Nascido em Deli por volta de 1744, Manuel D’Eremao, embora criado pelo avô materno Manuel Gascoine, deve a maior parte da riqueza a Dona Juliana Dias da Costa, a sua avó materna. Este luso-gaulês(?)-indiano serviria como oficial do exército Scindia (dinastia hindu marata) e esteve à frente do forte de Hansi até ser obrigado a entregá-lo às forças britânicas vitoriosas lideradas por Lord Lake, em 1803. Em troca, recebeu “uma generosa pensão e a confirmação das suas propriedades ancestrais em Deli”. Numa lápide mandada colocar no seu túmulo pelo filho Domingo D’Eremao podia-se ler a seguinte laudatória inscrição em Persa: “Capitão Manuel D’Eremao Bahadur, depois de 86 anos de uma vida marcada pela munificência e a caridade, deixou esta perecível pousada quatro horas após o pôr do sol de sexta-feira, 5 de Junho de 1829, correspondente a 2 de Zilhijj, 1244, Hijri, e mora agora para sempre no Paraíso, pois sempre seguiu os princípios da Fé cristã”. O triste evento causou “profunda consternação juntos dos seus familiares”, pois Manuel D’Eremao, “homem generoso e bom, morreu repentinamente”.

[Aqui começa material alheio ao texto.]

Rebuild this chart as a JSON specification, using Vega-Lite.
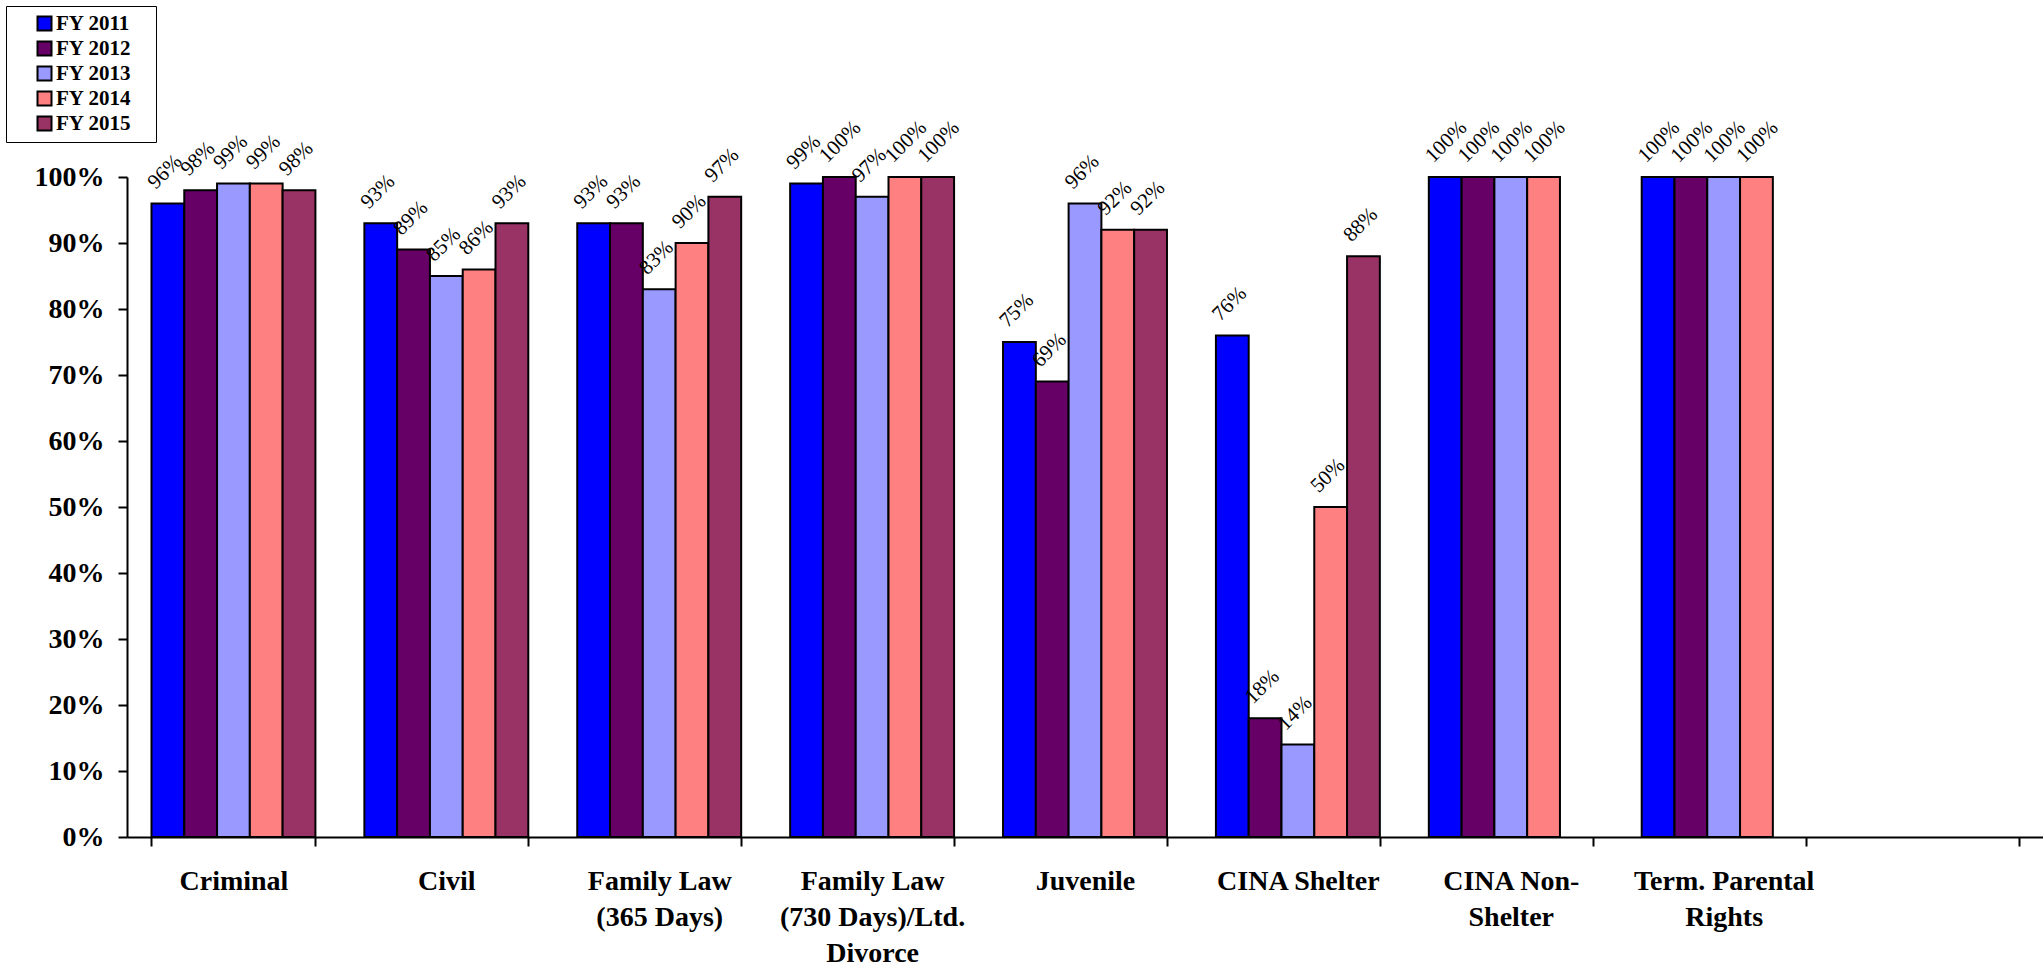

Infelizmente, esta e muitas outras lápides de mármore foram roubadas, ou simplesmente vandalizadas, na sequência dos distúrbios que se seguiram à Independência da Índia, e a partir da década de 1950 o local seria ocupado por famílias de desalojados, sobretudo famílias cristãs. Em Dezembro de 1947, na sequência de uma auditoria a todos os cemitérios europeus da recém nascido nação indiana, o brigadeiro Bullock constatou a destruição desse património realçando os “deliberados danos” causados no “grande mausoléu da família D’Eremao, que constitui a principal característica do cemitério”. Nas suas pesquisas, Beverly Hallam deparou com várias cartas do brigadeiro Bullock, com pedidos de indemnização, destinadas aos órgãos administrativos de Nova Deli que, como era expectável, cairiam em saco roto. Agora que a história dos D’Eremao é mais conhecida, a tetraneta do capitão Manuel aborda o Archaeological Survey of India e o INTACH (Fundo Nacional Indiano de Património Cultural e Artístico) de uma forma mais pragmática: solicitou o reconhecimento patrimonial do cemitério enquanto “peça única da história dos indiano-europeus”, exigindo, por isso, o devido respeito e protecção.